La généralisation des tests génétiques prédictifs fait débat
Le Comité de bioéthique s’est prononcé mi-septembre pour une extension du dépistage génétique, qui soulève de nombreuses questions
De simples chiffres aux répercussions immenses. Avec les progrès de la médecine prédictive, certains Français sont tentés de réaliser sur Internet des tests ADN qui les renseignent sur leur risque de développer un cancer. Selon une étude Viavoice pour l’Institut Curie, 81% des Français seraient disposés à s’adonner à ce genre de tests génétiques… illégaux en France. Il n’empêche, le Comité de bioéthique, dans son avis rendu mi-septembre, préconise d’approfondir «les possibilités de l’extension du dépistage génétique à la population générale». Certains tests génétiques pour prédire un cancer sont pourtant déjà disponibles et légaux en France. Mais ils restent encadrés et réservés à une population ciblée. C’est le cas pour une altération génétique, popularisée par l’histoire d’Angelina Jolie et plus scientifiquement nommée BRCA1 et BRCA 2, qui est responsable d’environ 2 % à 5 % des cancers du sein et de 15 % à 20 % des cancers de l’ovaire.
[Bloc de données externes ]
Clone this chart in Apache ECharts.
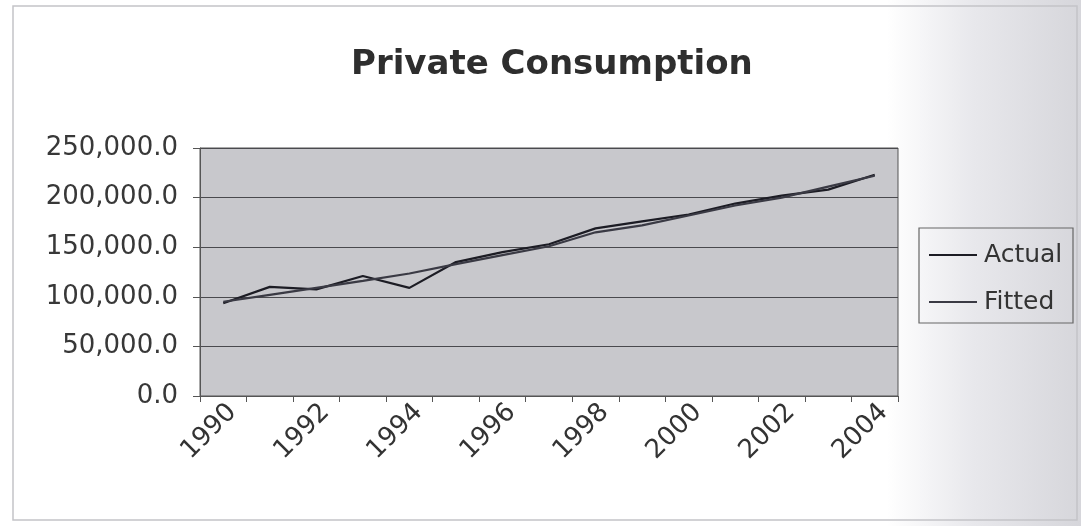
<!DOCTYPE html>
<html>
<head>
<meta charset="utf-8">
<script src="https://cdn.jsdelivr.net/npm/echarts@6/dist/echarts.min.js"></script>
<style>html,body{margin:0;padding:0;background:#fff}#c{width:1081px;height:526px}</style>
</head>
<body>
<div id="c"></div>
<script>
const titleText = 'Private Consumption';
const years = ['1990','1991','1992','1993','1994','1995','1996','1997','1998','1999','2000','2001','2002','2003','2004'];
const actual = [93500,110000,107500,121000,109000,135000,145000,153000,169000,176000,183000,194000,202000,208000,223000];
const fitted = [95000,102000,109000,116000,123500,133000,142000,151000,165000,172000,182000,192000,200000,211000,222000];
const seriesNames = ['Actual','Fitted'];
const yMin = 0, yMax = 250000, yStep = 50000;

const chart = echarts.init(document.getElementById('c'), null, {renderer:'canvas'});
const font = 'DejaVu Sans';
chart.setOption({
  animation: false,
  backgroundColor: '#ffffff',
  graphic: [
    { type:'rect', z:-10, silent:true, shape:{x:0,y:0,width:1081,height:526},
      style:{ fill: new echarts.graphic.LinearGradient(0,0,1,0,[
        {offset:0,color:'#ffffff'},{offset:0.82,color:'#ffffff'},
        {offset:0.9,color:'#e8e8ec'},{offset:1,color:'#d6d6db'}]) } },
    { type:'rect', z:-9, silent:true, shape:{x:13,y:6,width:1064,height:514},
      style:{ fill:'none', stroke:'#c4c4c8', lineWidth:1.5 } },
    { type:'rect', z:5, silent:true, shape:{x:919,y:228,width:154,height:95},
      style:{ fill:'none', stroke:'#666', lineWidth:1.2 } }
  ],
  title: {
    text: titleText, left: 351, top: 48, padding: 0,
    textStyle: { fontFamily: font, fontWeight: 'bold', fontSize: 34, color: '#2e2e2e' }
  },
  legend: {
    orient: 'vertical', left: 929, top: 241, padding: 0,
    itemWidth: 48, itemHeight: 2, itemGap: 19,
    data: seriesNames.map(n => ({ name: n, icon: 'rect' })),
    textStyle: { fontFamily: font, fontSize: 25, color: '#333', lineHeight: 28, padding:[0,0,0,2] }
  },
  grid: {
    left: 200, right: 183, top: 148, bottom: 130,
    show: true, backgroundColor: '#c8c8cc', borderColor: '#555', borderWidth: 1
  },
  xAxis: {
    type: 'category', data: years, boundaryGap: true,
    axisLine: { show: true, lineStyle: { color: '#555', width: 1 } },
    axisTick: { show: true, interval: 0, length: 6, lineStyle: { color: '#555' } },
    axisLabel: { interval: 1, rotate: 45, margin: 3, verticalAlign: 'top',
      fontFamily: font, fontSize: 26, color: '#333' },
    splitLine: { show: false }
  },
  yAxis: {
    type: 'value', min: yMin, max: yMax, interval: yStep,
    axisLine: { show: true, lineStyle: { color: '#555', width: 1 } },
    axisTick: { show: true, length: 7, lineStyle: { color: '#555' } },
    axisLabel: { margin: 22, fontFamily: font, fontSize: 26, color: '#383838',
      formatter: v => v.toLocaleString('en-US',{minimumFractionDigits:1,maximumFractionDigits:1}) },
    splitLine: { show: true, lineStyle: { color: '#4a4a4e', width: 1 } }
  },
  series: [
    { name: seriesNames[0], type: 'line', data: actual, symbol: 'none',
      lineStyle: { color: '#1c1c24', width: 2.2 }, itemStyle: { color: '#1c1c24' } },
    { name: seriesNames[1], type: 'line', data: fitted, symbol: 'none',
      lineStyle: { color: '#3a3a44', width: 2.2 }, itemStyle: { color: '#3a3a44' } }
  ]
});
</script>
</body>
</html>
Certaines femmes peuvent donc réaliser un test génétique en fonction de leur histoire familiale ou de critères individuels dans plus d’une centaine de consultations d’oncogénétique.
« Effet pervers »
Suffisant ? « Aujourd’hui, toutes les femmes qui devraient être testées ne le sont pas », tranche la Dre StoppaLyonnet. Et le dépistage systématique à partir de 50 ans par mammographie n’a pas prouvé son efficacité. Certains spécialistes prônent ainsi des mesures plus drastiques. Faut-il proposer à toutes les femmes de plus de 30 ans un test génétique? L’Institut national du cancer (INCa) s’était penché sur cette question en 2010. « L’intérêt de proposer des tests génétiques à toute la population semble limité, assure Frédérique Nowak de l’INCa. Seuls 5 % des cancers sont génétiques ! Un test généralisé risque de faussement vous rassurer quand il revient négatif, et de vous inquiéter inutilement s’il est positif. » Le problème, c’est que, sans attendre un changement de loi, certains Français peuvent être tentés de réaliser ces tests à l’étranger, via Internet. « Cette offre parallèle n’offre ni une prise en charge de qualité ni une sécurité des données », a alerté le Comité de bioéthique. « Quel usage allez-vous faire d’un test qui va vous dire que vous avez 12 % de risque de développer un cancer du sein si, en face, vous n’avez aucune idée des moyens pour éviter la maladie ? » interroge Daniel Zarka, chirurgien en cancérologie. Beaucoup d’experts alertent sur les dangers de tels tests, aux conséquences potentiellement désastreuses. « Quand vous allez dans une consultation d’oncogénétique, le spécialiste vous propose un suivi en fonction de votre histoire familiale, du type de mutation, précise Frédérique Nowak. On se méfie d’un effet pervers : certaines femmes, après un test génétique négatif, pourraient arrêter leur suivi gynécologique.»